Originally posted by @Hossam Elaskalani:
@Chris Mason
Thank you, I’m definitely going to contact other mortgage brokers and see what they have to offer, but can you give me an idea as to any red flags that indicate I’m going to be led into a bait and switch funny business sort of deal? Sorry if these flags may be common sense, still learning!
I'm a broker as well. The only non-QM lender I know of doing less than 20% down on an investment property is Angel Oak. They'll do 15% down on one of their products, but I know of nothing else in the market and rates are ALWAYS higher if your LTV is higher. That is your tradeoff, the rate.
So, you really just need to do your math. Do some projections. Bust out your spreadsheet and start throwing numbers in there. I just threw some numbers around my spreadsheet and here's what I came up with.
If you've got 40k down that could be 25% on a $160,000 property or 2 10% down payments on $200,000 properties. I used $800 for rent on the single property and $1000 for rent on the others. Not sure what rent is in your area but I'm just trying to be conservative. I also used 80% of the 200k property maintenance I estimated for the 160k property. So, I tried to balance the fact that a 200k property will rent for more and cost more to maintain.
The summary is that in 5 years your bottom line will look about the same. Adding up payments, rental income, expenses, interest, appreciation, balance owed, and estimated equity, you're turning your 40k into 70-75k in 5 years with either scenario. The big benefit comes in years 5-10 by owning 2 more expensive properties vs one. Appreciation and amortization start to work more in your favor as the years go on because you've paid down the mortgage a little and you have 2 higher value assets appreciating. By the 10 year mark the 2 property scenario is about 20k better on your bottom line. This is all based on a 30 year conventional at 3.125% at $120,000 vs 2 loans of $180,000 at 5%.

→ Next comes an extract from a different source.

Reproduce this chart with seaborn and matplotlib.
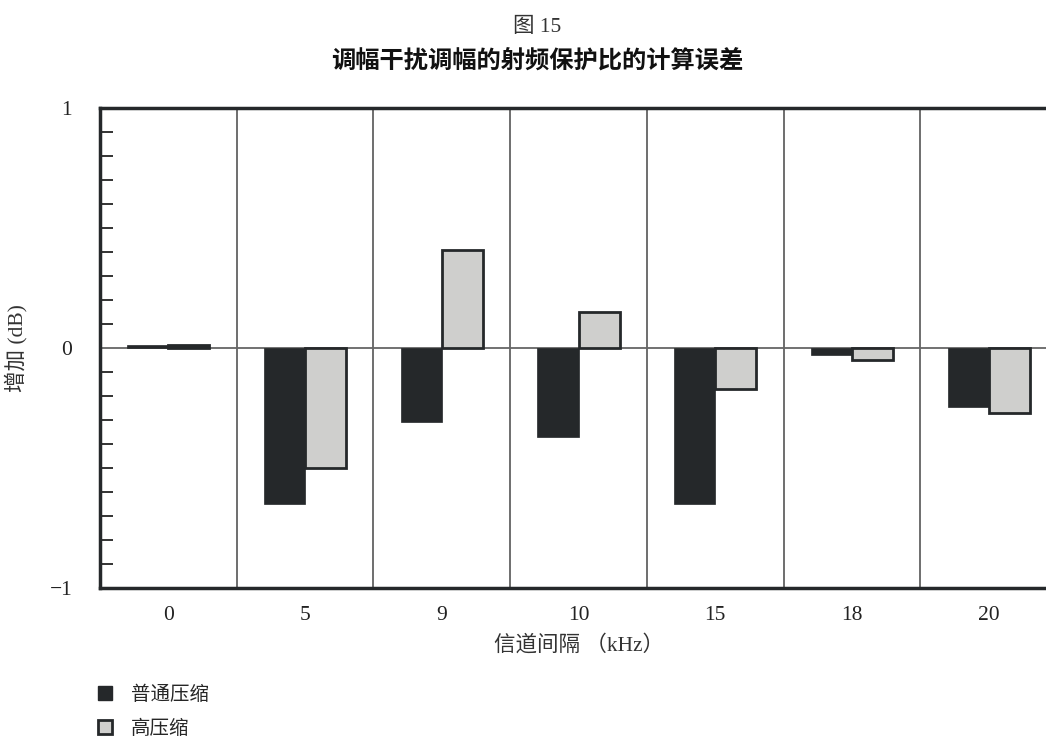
import numpy as np
import pandas as pd
import matplotlib
matplotlib.use("Agg")
import matplotlib.pyplot as plt
from matplotlib.lines import Line2D
from matplotlib.ticker import MultipleLocator
import seaborn as sns

categories = ["0", "5", "9", "10", "15", "18", "20"]
normal_comp = [0.012, -0.65, -0.31, -0.37, -0.65, -0.03, -0.245]
high_comp = [0.012, -0.50, 0.41, 0.15, -0.17, -0.05, -0.27]
series_names = ["普通压缩", "高压缩"]
y_ticks = [-1, 0, 1]
y_tick_labels = ["\u22121", "0", "1"]

sns.set_theme(style="white")
plt.rcParams['font.family'] = ['Liberation Serif', 'Noto Sans CJK SC']

df = pd.DataFrame({
    "cat": categories * 2,
    "val": normal_comp + high_comp,
    "series": [series_names[0]] * len(categories) + [series_names[1]] * len(categories),
})

dark = "#25282a"
light = "#cfcfcd"
fs = 15.5

fig = plt.figure(figsize=(10.46, 7.38), dpi=100)
ax = fig.add_axes([100 / 1046, 1 - 588 / 738, 957 / 1046, 480 / 738])

sns.barplot(data=df, x="cat", y="val", hue="series", order=categories,
            hue_order=series_names, palette=[dark, light], width=0.6,
            dodge=True, legend=False, ax=ax, saturation=1)

for i, p in enumerate(ax.patches):
    p.set_edgecolor(dark)
    if i >= len(categories):
        p.set_linewidth(2.0)
    else:
        p.set_linewidth(0.5)
# category 0: both series are tiny, render as a dark sliver
ax.patches[len(categories)].set_facecolor(dark)

ax.set_xlim(-0.5, len(categories) - 0.5)
ax.set_ylim(-1, 1)

for k in range(len(categories) - 1):
    ax.axvline(k + 0.5, color="#555555", lw=1.2, zorder=0)
ax.axhline(0, color="#666666", lw=1.3, zorder=0.5)

for s in ["left", "top", "bottom"]:
    ax.spines[s].set_linewidth(2.5)
    ax.spines[s].set_color(dark)
ax.spines["right"].set_visible(False)

ax.set_yticks(y_ticks)
ax.set_yticklabels(y_tick_labels, fontsize=fs)
ax.yaxis.set_minor_locator(MultipleLocator(0.1))
ax.tick_params(axis="y", which="major", direction="in", length=0, pad=20, labelcolor="#222222")
ax.tick_params(axis="y", which="minor", direction="in", length=9.5, width=1.4, color="#333333", left=True)
ax.tick_params(axis="x", which="both", length=0, pad=13, labelsize=fs, labelcolor="#222222")

ax.set_xlabel("信道间隔 （kHz）", fontsize=fs, labelpad=7, color="#333333")
ax.set_ylabel("增加 (dB)", fontsize=fs, labelpad=16, color="#333333")

fig.text(537 / 1046, 1 - 27 / 738, "图 15", ha="center", va="center", fontsize=fs, color="#333333")
fig.text(537 / 1046, 1 - 62 / 738, "调幅干扰调幅的射频保护比的计算误差", ha="center", va="center",
         fontsize=17.5, fontweight="bold", family=['Noto Sans CJK SC'], color="#111111")

handles = [
    Line2D([], [], marker="s", linestyle="none", markersize=10, markerfacecolor=dark, markeredgecolor=dark),
    Line2D([], [], marker="s", linestyle="none", markersize=10, markerfacecolor=light, markeredgecolor=dark, markeredgewidth=2),
]
fig.legend(handles, series_names, loc="upper left", bbox_to_anchor=(80 / 1046, 1 - 672 / 738),
           frameon=False, fontsize=14, handletextpad=0.7, labelspacing=0.8, handlelength=1.2,
           borderpad=0.2)

fig.savefig("out.png", dpi=100)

Now, can you actually find investment property loans with 10% down and a 5% rate? I think not. I don't like to make assumptions about what is going on between two people, but there are a lot of MLOs and borrowers out there that try and fudge an application and call an investment property a second home. 10% down and 5% rate are lined up with Non-QM second home terms, not investment property terms. I highly doubt you are being quoted an actual investment property so if I were you I would treat that as a red flag to investigate and be clear about. As Chris mentioned if that product exists it's a unicorn and everyone would want it. That means we'd have heard about it, most likely. So it would be a good idea to question your broker about it and make sure you'll be checking the "investment" box for occupancy. There is a bad habit of MLOs to either be ignorant of guidelines, or to try and say something is what it isn't if that means they can offer better terms and therefore increase their chance of closing a loan.